WHAT IS EXPECTED
Extract the lines up to and including the one that contains "fig = go.Figure()", starting with the first line of the entries below, and omit the pictures.

ENTRIES SUPPLIED
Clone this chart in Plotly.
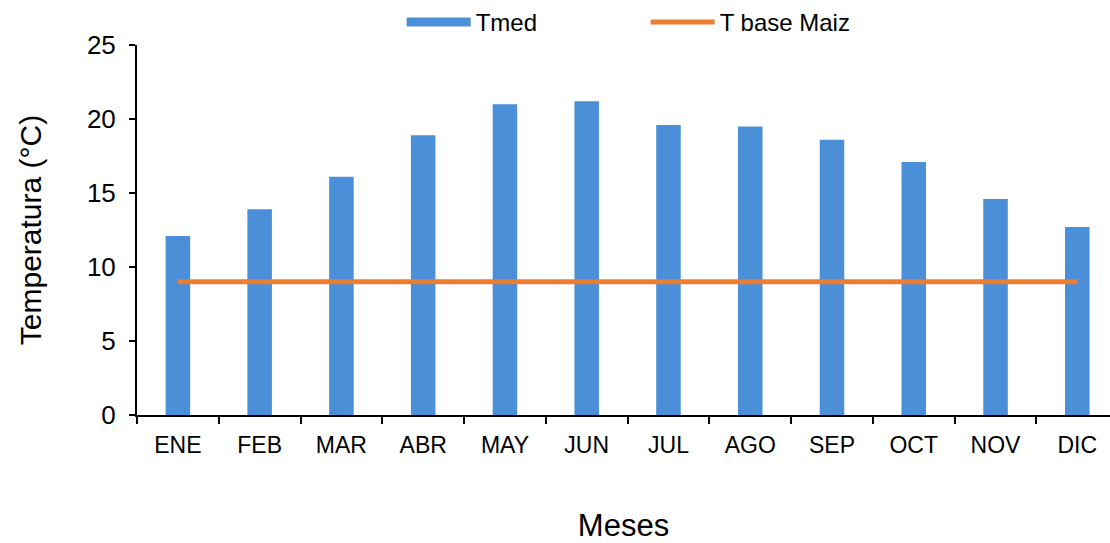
import plotly.graph_objects as go

meses = ["ENE", "FEB", "MAR", "ABR", "MAY", "JUN", "JUL", "AGO", "SEP", "OCT", "NOV", "DIC"]
tmed = [12.1, 13.9, 16.1, 18.9, 21.0, 21.2, 19.6, 19.5, 18.6, 17.1, 14.6, 12.7]
t_base_maiz = [9.0] * 12

BLUE = "#4A8FD8"
ORANGE = "#ED7D31"
FONT = "Liberation Sans, Arial, sans-serif"

fig = go.Figure()

fig.add_trace(go.Bar(
    x=meses, y=tmed, name="Tmed", marker=dict(color=BLUE, line=dict(width=0)),
    showlegend=False,
))
fig.add_trace(go.Scatter(
    x=meses, y=t_base_maiz, name="T base Maiz", mode="lines",
    line=dict(color=ORANGE, width=5), showlegend=False,
))
# legend entries drawn as wide swatches
fig.add_trace(go.Scatter(
    x=[None], y=[None], name="Tmed", mode="lines",
    line=dict(color=BLUE, width=9),
))
fig.add_trace(go.Scatter(
    x=[None], y=[None], name="T base Maiz", mode="lines",
    line=dict(color=ORANGE, width=5),
))

fig.update_layout(
    width=1110, height=543,
    margin=dict(l=137, r=0, t=45, b=128),
    paper_bgcolor="white", plot_bgcolor="white",
    font=dict(family=FONT, color="#000000", size=22),
    bargap=0.7,
    legend=dict(
        orientation="h", x=0.272, y=1.062, xanchor="left", yanchor="middle",
        font=dict(size=24), itemwidth=64,
        entrywidth=165, entrywidthmode="pixels",
        bgcolor="rgba(0,0,0,0)",
    ),
    xaxis=dict(
        type="category", range=[-0.5, 11.4],
        showline=True, linecolor="black", linewidth=2,
        ticks="outside", tickson="boundaries", ticklen=7, tickwidth=2, tickcolor="black",
        tickfont=dict(size=23), ticklabelstandoff=8,
        showgrid=False, zeroline=False,
        title=dict(text="Meses", font=dict(size=31), standoff=65),
    ),
    yaxis=dict(
        range=[0, 25], tickvals=[0, 5, 10, 15, 20, 25],
        showline=True, linecolor="black", linewidth=2,
        ticks="outside", ticklen=6, tickwidth=2, tickcolor="black",
        tickfont=dict(size=26), ticklabelstandoff=8,
        showgrid=False, zeroline=False,
        title=dict(text="Temperatura (°C)", font=dict(size=30), standoff=36),
    ),
)

fig.write_html("out.html")
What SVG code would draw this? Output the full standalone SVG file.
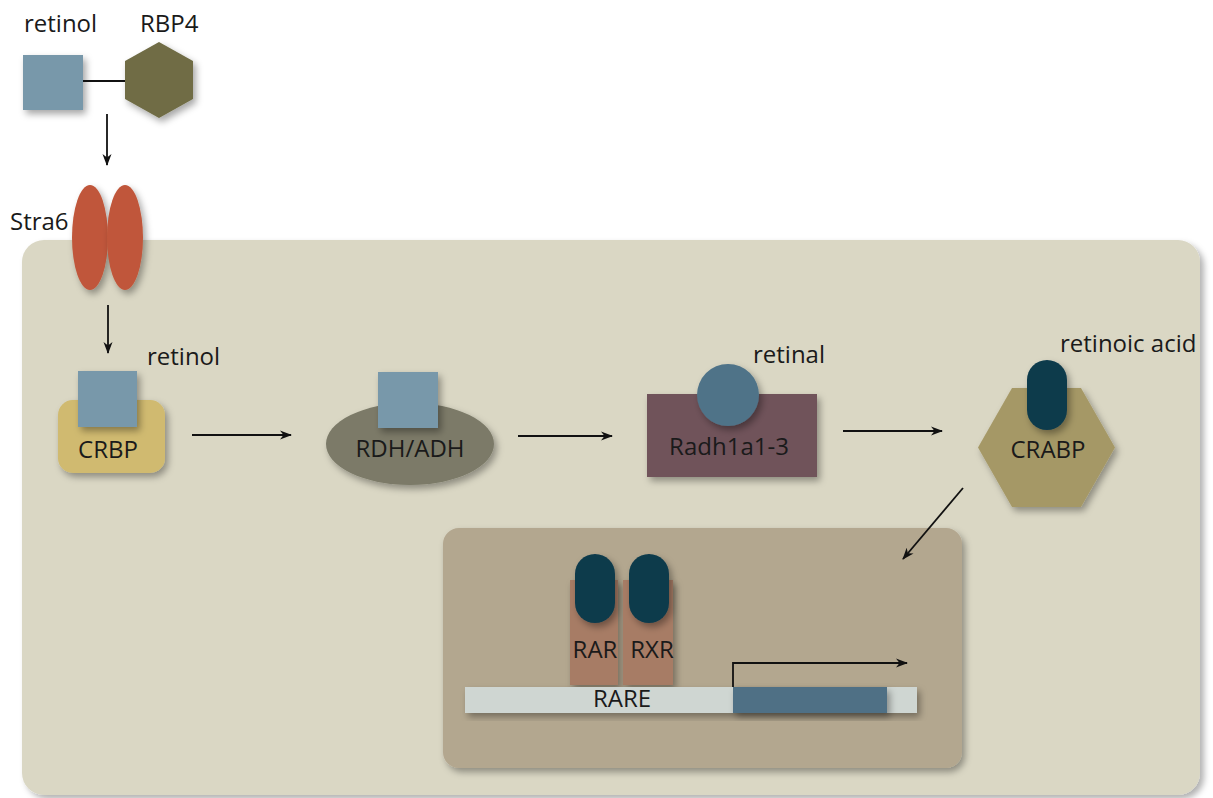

RIGHT ANSWER
Clone this chart in Plotly.
import plotly.graph_objects as go

meses = ["ENE", "FEB", "MAR", "ABR", "MAY", "JUN", "JUL", "AGO", "SEP", "OCT", "NOV", "DIC"]
tmed = [12.1, 13.9, 16.1, 18.9, 21.0, 21.2, 19.6, 19.5, 18.6, 17.1, 14.6, 12.7]
t_base_maiz = [9.0] * 12

BLUE = "#4A8FD8"
ORANGE = "#ED7D31"
FONT = "Liberation Sans, Arial, sans-serif"

fig = go.Figure()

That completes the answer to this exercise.